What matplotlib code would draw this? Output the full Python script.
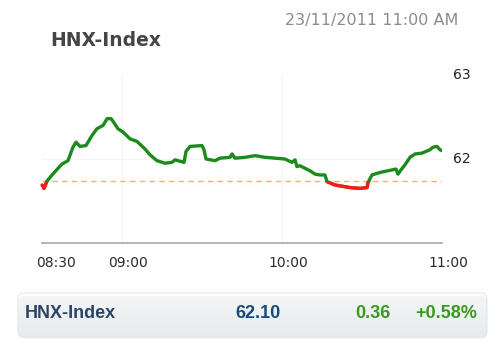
import matplotlib
matplotlib.use("Agg")
import matplotlib.pyplot as plt
import matplotlib.transforms as mtransforms
import numpy as np
from matplotlib.patches import FancyBboxPatch, Rectangle

# minutes after 08:30 and index value
MINUTES = [0, 0.75, 1.9, 4.9, 7.5, 9.75, 11.6, 12.75, 14.25, 16.5, 18.75, 20.6,
           22.9, 24.4, 25.9, 26.6, 28.5, 30.4, 33, 35.6, 38.6, 40.5, 43.1, 46.1,
           48.75, 49.9, 53.25, 54, 55.5, 60, 60.75, 61.5, 64.9, 66.75, 70.5,
           71.25, 72.4, 76.1, 79.9, 83.6, 87.4, 91.1, 93.75, 94.9, 95.6, 96.75,
           98.6, 100.5, 102.4, 104.25, 106.1, 106.9, 109.9, 113.6, 115.5, 119.25,
           121.9, 122.25, 123.75, 126.75, 131.25, 132.75, 133.5, 134.6, 136.1,
           138, 139.9, 142.5, 145.5, 146.6, 148.1, 149.25, 150]
VALUES = [61.69, 61.65, 61.74, 61.85, 61.94, 61.98, 62.14, 62.20, 62.15, 62.16,
          62.28, 62.36, 62.40, 62.48, 62.48, 62.45, 62.36, 62.32, 62.24, 62.21,
          62.12, 62.05, 61.98, 61.95, 61.96, 61.99, 61.96, 62.09, 62.15, 62.16,
          62.11, 62.00, 61.98, 62.01, 62.02, 62.06, 62.01, 62.02, 62.04, 62.02,
          62.01, 62.00, 61.96, 61.99, 61.91, 61.92, 61.89, 61.86, 61.82, 61.81,
          61.81, 61.73, 61.69, 61.67, 61.66, 61.65, 61.66, 61.72, 61.81, 61.84,
          61.87, 61.88, 61.82, 61.87, 61.93, 62.02, 62.06, 62.07, 62.11, 62.14,
          62.15, 62.11, 62.10]
PREV_CLOSE = 61.74

TICK_MINUTES = [0, 30, 90, 150]
TICK_LABELS = ["08:30", "09:00", "10:00", "11:00"]
Y_TICKS = [62, 63]

SUMMARY_NAME = "HNX-Index"
SUMMARY_LAST = "62.10"
SUMMARY_CHANGE = "0.36"
SUMMARY_PCT = "+0.58%"

GREEN = "#1c8a1c"
RED = "#ff1a1a"


def main() -> None:
    fig = plt.figure(figsize=(5.0, 3.57), dpi=100)
    fig.patch.set_facecolor("white")

    W, H = 500.0, 357.0
    ax = fig.add_axes([42 / W, (H - 243) / H, 400 / W, 168 / H])
    ax.set_xlim(0, 150)
    ax.set_ylim(61, 63)
    for side in ("top", "left", "right"):
        ax.spines[side].set_visible(False)
    ax.spines["bottom"].set_color("#a8a8a8")
    ax.spines["bottom"].set_linewidth(1.2)
    ax.set_xticks([])
    ax.set_yticks([])

    # faint grid
    for m in (30, 90):
        ax.axvline(m, color="#f2f2f2", lw=0.8, zorder=0)
    ax.axhline(62, color="#f5f5f5", lw=0.8, zorder=0)

    ax.axhline(PREV_CLOSE, color="#f4b070", lw=1.0, ls=(0, (4, 3)), zorder=1)

    ax.plot(MINUTES, VALUES, color=GREEN, lw=2.4, solid_joinstyle="round",
            solid_capstyle="round", zorder=3)
    red, = ax.plot(MINUTES, VALUES, color=RED, lw=2.4, solid_joinstyle="round",
                   solid_capstyle="round", zorder=4)
    clip = Rectangle((-10, 60), 170, PREV_CLOSE - 60, transform=ax.transData)
    red.set_clip_path(clip)

    # x tick labels, nudged right like the original
    tr = mtransforms.blended_transform_factory(ax.transData, fig.transFigure)
    for m, lab in zip(TICK_MINUTES, TICK_LABELS):
        dx = 14 if m == 0 else 6
        off = mtransforms.ScaledTranslation(dx / 100, 0, fig.dpi_scale_trans)
        ax.text(m, (H - 263) / H, lab, transform=tr + off, ha="center",
                va="center", fontsize=10, color="#2a2a2a")

    ytr = mtransforms.blended_transform_factory(fig.transFigure, ax.transData)
    for v in Y_TICKS:
        ax.text(462 / W, v, str(v), transform=ytr, ha="center", va="center",
                fontsize=10, color="#222222")

    fig.text(50 / W, (H - 40) / H, "HNX-Index", fontsize=13.5, fontweight="bold",
             color="#454545", ha="left", va="center")
    fig.text(458 / W, (H - 20) / H, "23/11/2011 11:00 AM", fontsize=11.5,
             color="#8c8c8c", ha="right", va="center")

    # summary bar
    bx = fig.add_axes([0, 0, 1, 1], zorder=-1)
    bx.axis("off")
    shadow = FancyBboxPatch((19, 296), 468, 43, boxstyle="round,pad=0,rounding_size=6",
                            facecolor="#eceff1", edgecolor="none", alpha=0.6)
    bx.add_patch(shadow)
    box = FancyBboxPatch((18, 293), 469, 44, boxstyle="round,pad=0,rounding_size=6",
                         facecolor="none", edgecolor="#e2e6ea", lw=0.8)
    bx.add_patch(box)
    grad = np.linspace(0, 1, 64).reshape(-1, 1)
    img = bx.imshow(grad, extent=(18, 487, 337, 293), origin="upper", aspect="auto",
                    cmap=matplotlib.colors.LinearSegmentedColormap.from_list(
                        "bar", ["#ffffff", "#f1f4f6", "#e2e7eb"]))
    img.set_clip_path(box)
    bx.set_xlim(0, W)
    bx.set_ylim(H, 0)

    ty = 313
    bx.text(25, ty, SUMMARY_NAME, fontsize=13, fontweight="bold", color="#2b4466",
            family="Liberation Sans", ha="left", va="center")
    bx.text(258, ty, SUMMARY_LAST, fontsize=13, fontweight="bold", color="#1a4a78",
            family="Liberation Sans", ha="center", va="center")
    bx.text(373, ty, SUMMARY_CHANGE, fontsize=13, fontweight="bold", color="#3a9a1c",
            family="Liberation Sans", ha="center", va="center")
    bx.text(477, ty, SUMMARY_PCT, fontsize=13, fontweight="bold", color="#3a9a1c",
            family="Liberation Sans", ha="right", va="center")

    fig.savefig("out.png", dpi=100, facecolor="white")


main() if __name__ == "__main__" else None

————————

_Problem statement_
Could the lines from the top of the material through the line with "from matplotlib.patches import" be repeated exactly, pictures left out?

_Final result_
What matplotlib code would draw this? Output the full Python script.
import matplotlib
matplotlib.use("Agg")
import matplotlib.pyplot as plt
import matplotlib.transforms as mtransforms
import numpy as np
from matplotlib.patches import FancyBboxPatch, Rectangle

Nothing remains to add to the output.